LGエレクトロニクス・ジャパンはこのほど、第2世代の有機ELパネルを搭載した「LG OLED TV」2017年モデル「OLED 65W7P」(65型) の発売を、当初予定していた4月上旬から5月12日に延期すると発表した。理由は、「グローバルにおける急激な需要増加に伴い供給体制が追いつかないため」としている。つまり、全世界的に売れに売れまくっているというわけだ。

2015年に初めて日本市場で大画面有機ELテレビを発売して3年目となる今年、市場拡大の切り札として投入された「OLED 65W7P」とはどんなモデルなのか、日本のマーケティング責任者である金東建 (キム・ドンゴン) 部長と金敬花 (キム・キョンファ) 課長に新製品投入の意気込みを聞いた。

LGエレクトロニクス・ジャパン「OLED 65W7P」。5月12日から順次発売される見込みだ。推定市場価格は税別で100万円

有機ELテレビ先駆者としてのプライド

「全ての有機ELテレビは、LGから始まる。」――2017年新モデルのカタログの表紙には、この言葉が躍っている。今年は、既に発売している東芝をはじめ、パナソニック、ソニーも大画面有機ELテレビの市場投入を表明しており、真の意味で有機EL元年と言える。そのような中でつけられたキャッチコピーには、同社の強い意志が感じられる。

「全ての有機ELテレビは、LGから始まる。」――このキャッチコピーは、同社のWebサイトでも使用されている

「これまで当社1社しかいなかった有機ELテレビ市場に今年は数社が参入してくるが、この2年間、たった1社で挑戦を続けてきたことの優位性は確実にある。当社は有機ELテレビの先駆者であることを強く訴えたかった」と、金東建部長は語る。「過去2年間、全国の家電量販店を回り、経営層からバイヤー、店員さんに至るまで、多くの量販店関係者に有機ELの仕組み、ユーザーメリット、有機ELによってテレビライフがどう変わるかなどを伝えてきた。この地道な活動により、店頭では有機ELテレビの販売に慣れることができた」。販売チャネルも当初は大都市立地のカメラ量販がメインだったが、今やほぼ全量販に広がり、郊外店の多くでも取り扱うようになっている。日本において有機ELテレビ販売の基礎を作ったのはLGだとの自負があり、後発メーカーには決して負けられないという思いを込めたのが、冒頭のキャッチコピーなのである。

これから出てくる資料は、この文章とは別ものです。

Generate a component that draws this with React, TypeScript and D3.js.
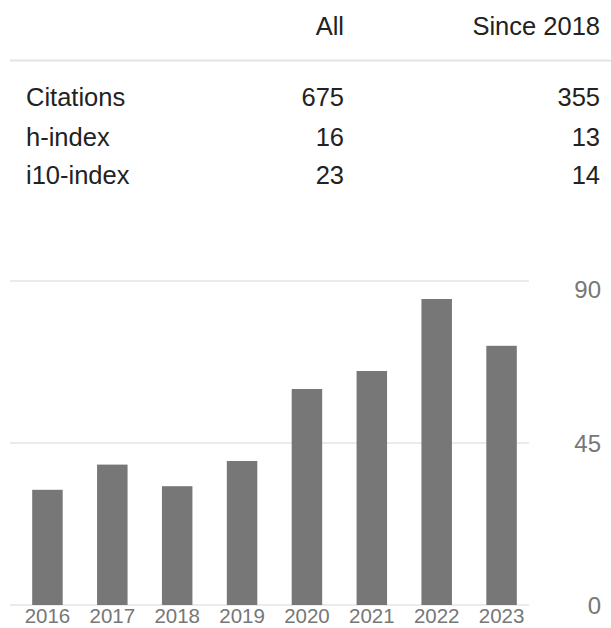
import React, { useEffect } from "react";
import * as d3 from "d3";

// citation table
const columns = ["All", "Since 2018"];
const rowLabels = ["Citations", "h-index", "i10-index"];
const allValues = [675, 16, 23];
const sinceValues = [355, 13, 14];

// citations per year
const years = ["2016", "2017", "2018", "2019", "2020", "2021", "2022", "2023"];
const citations = [32, 39, 33, 40, 60, 65, 85, 72];
const yTicks = [0, 45, 90];

const W = 611;
const H = 628;
const FONT = "Arial, 'Liberation Sans', sans-serif";

const App = () => {
  useEffect(() => {
    document.body.style.margin = "0";
  }, []);

  const x = d3
    .scaleBand()
    .domain(years)
    .range([15, 534])
    .paddingInner(0.53)
    .paddingOuter(0.265);

  const y = d3.scaleLinear().domain([0, 90]).range([605, 281]);

  const rowY = [106, 145.5, 184];
  const colRight = [344, 600];

  return (
    <svg width={W} height={H} style={{ display: "block", fontFamily: FONT }}>
      <rect width={W} height={H} fill="#fff" />

      {/* table header */}
      {columns.map((c, i) => (
        <text key={c} x={colRight[i]} y={35} textAnchor="end" fontSize={25.5} fill="#222">
          {c}
        </text>
      ))}
      <line x1={10} x2={W} y1={60.5} y2={60.5} stroke="#e3e3e3" strokeWidth={2} />

      {/* table rows */}
      {rowLabels.map((r, i) => (
        <g key={r}>
          <text x={26} y={rowY[i]} fontSize={25.5} fill="#222">
            {r}
          </text>
          <text x={colRight[0]} y={rowY[i]} textAnchor="end" fontSize={25.5} fill="#222">
            {allValues[i]}
          </text>
          <text x={colRight[1]} y={rowY[i]} textAnchor="end" fontSize={25.5} fill="#222">
            {sinceValues[i]}
          </text>
        </g>
      ))}

      {/* grid */}
      {yTicks.map((t) => (
        <line key={t} x1={10} x2={529} y1={y(t)} y2={y(t)} stroke="#ebebeb" strokeWidth={2} />
      ))}

      {/* bars */}
      {citations.map((v, i) => (
        <rect
          key={years[i]}
          x={x(years[i])}
          y={y(v)}
          width={x.bandwidth()}
          height={y(0) - y(v)}
          fill="#777"
        />
      ))}

      {/* y labels on the right */}
      {yTicks.map((t) => (
        <text
          key={t}
          x={601}
          y={Math.max(y(t), 289) + 8.5}
          textAnchor="end"
          fontSize={24}
          fill="#777"
        >
          {t}
        </text>
      ))}

      {/* year labels */}
      {years.map((yr) => (
        <text
          key={yr}
          x={(x(yr) || 0) + x.bandwidth() / 2}
          y={623}
          textAnchor="middle"
          fontSize={20.5}
          fill="#777"
        >
          {yr}
        </text>
      ))}
    </svg>
  );
};

export default App;
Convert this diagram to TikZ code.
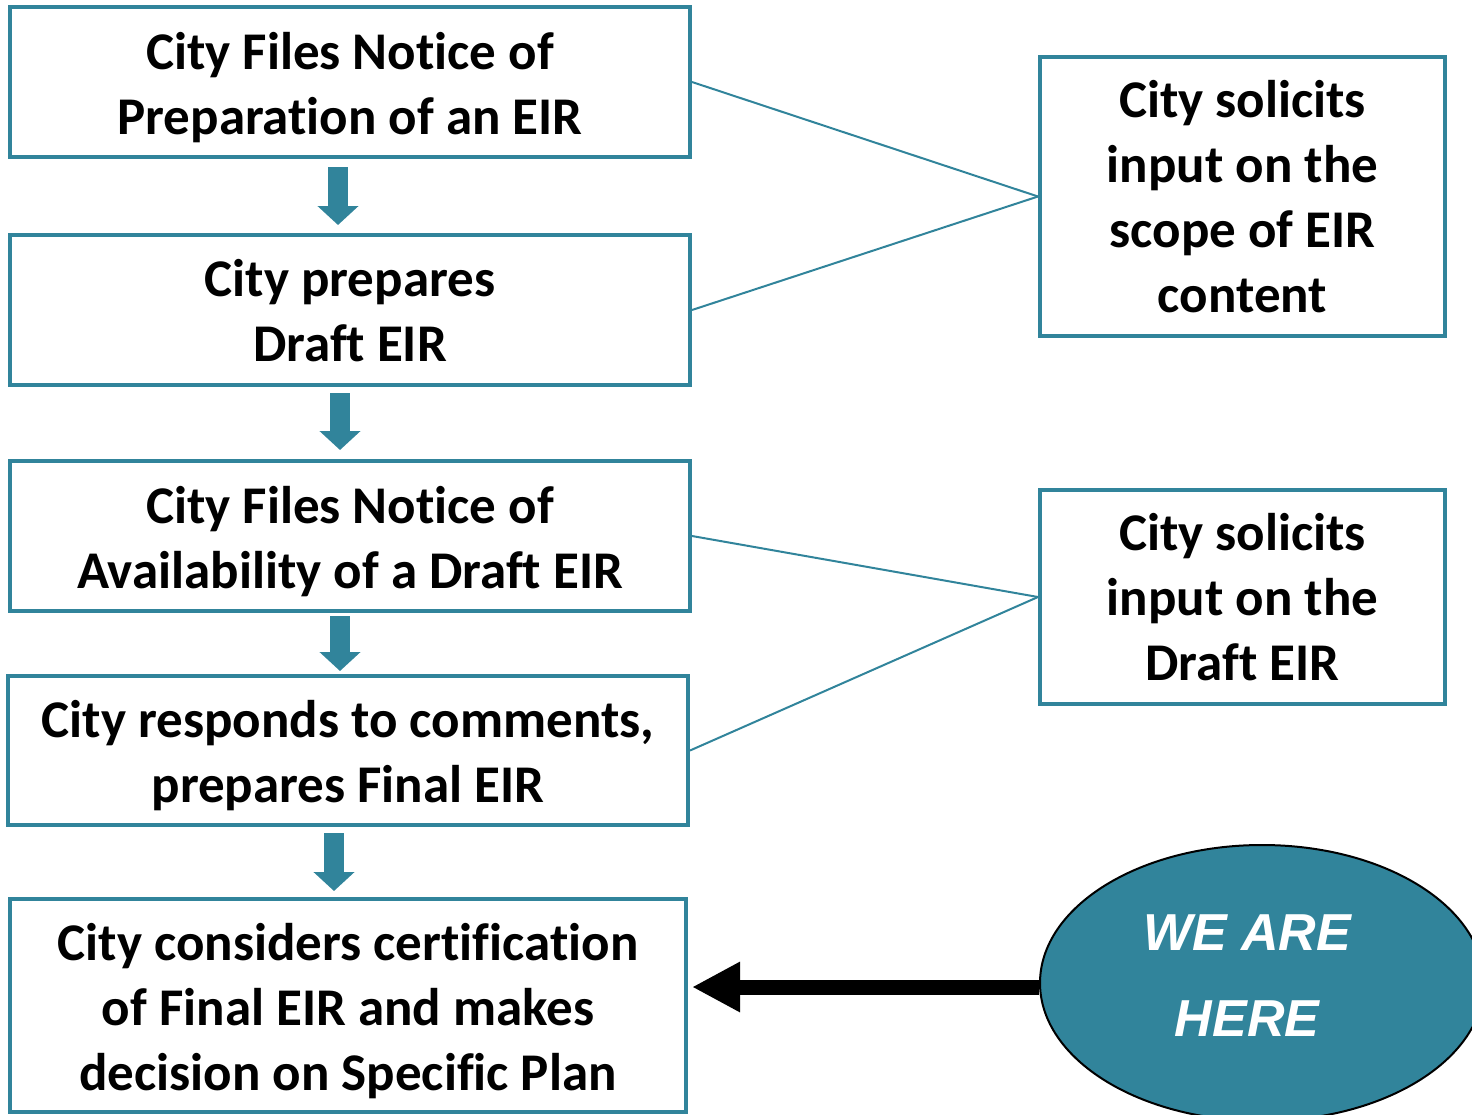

LGエレクトロニクス・ジャパン マーケティングチーム 部長の金東建 (キム・ドンゴン) 氏

2015年、LGが日本向けに有機ELテレビを初めて発売した

リビングテレビへと進化、日本専用チューニングも

昨年まで同社は有機ELの特徴を前面に押し出したマーケティングを展開してきた。だが、3年目の今年は競合が登場することもあり、自社モデルの画質やデザイン面での特徴を強く打ち出す戦略に出る。

2017年モデルは新パネルを採用したことで、ターゲティングも大きく変更し、シェア拡大を目指す考えだ。「当初想定したターゲットユーザーは、過去にプラズマテレビを購入した映画ファンだった。部屋を暗くして、映画のために特別な時間を過ごす人だ。しかし、第2世代の有機ELパネルはピーク輝度を25%アップするなど、輝度表現を大きく改善したことで、"液晶より画面が暗い" という有機ELの弱点を克服した」(金東建部長)。もともと、液晶テレビより視野角が広い有機ELは、家族が思い思いの場所から観るリビングテレビとして適している。今回、輝度を上げることなどで、明るいリビングでの日常使いに適した画質へと改善できたのである。

ピーク輝度を高め、階調表現力を増した第2世代のOLEDパネル。Dolby VisionやHDR10にも対応している

「実は、グローバル向けと日本向けモデルは画質を変えている」と金敬花課長。「世界各国の市場で、ユーザーの比較対象となる競合メーカーがどこになるかによって画質の味付けを変えている。日本の場合、グローバルとは競合が大きく異なる。そのため、日本に合った画質にチューニングしている」。

ここでいうグローバルでの比較対象は、おそらくサムスンだと思われるが、現在の日本国内テレビ市場にサムスンはいない。よって、パナソニック、ソニー、シャープ、東芝と比較されたときに色褪せて見えないよう、日本人好みの画質に味付けしているというわけだ。「日本市場の場合、実際に目で見た色に近い、より自然な色合いを好む傾向ある」(金敬花課長)。日本市場を重視しているがゆえ、日本メーカーの画質を研究し、それに負けない性能を開発しているという。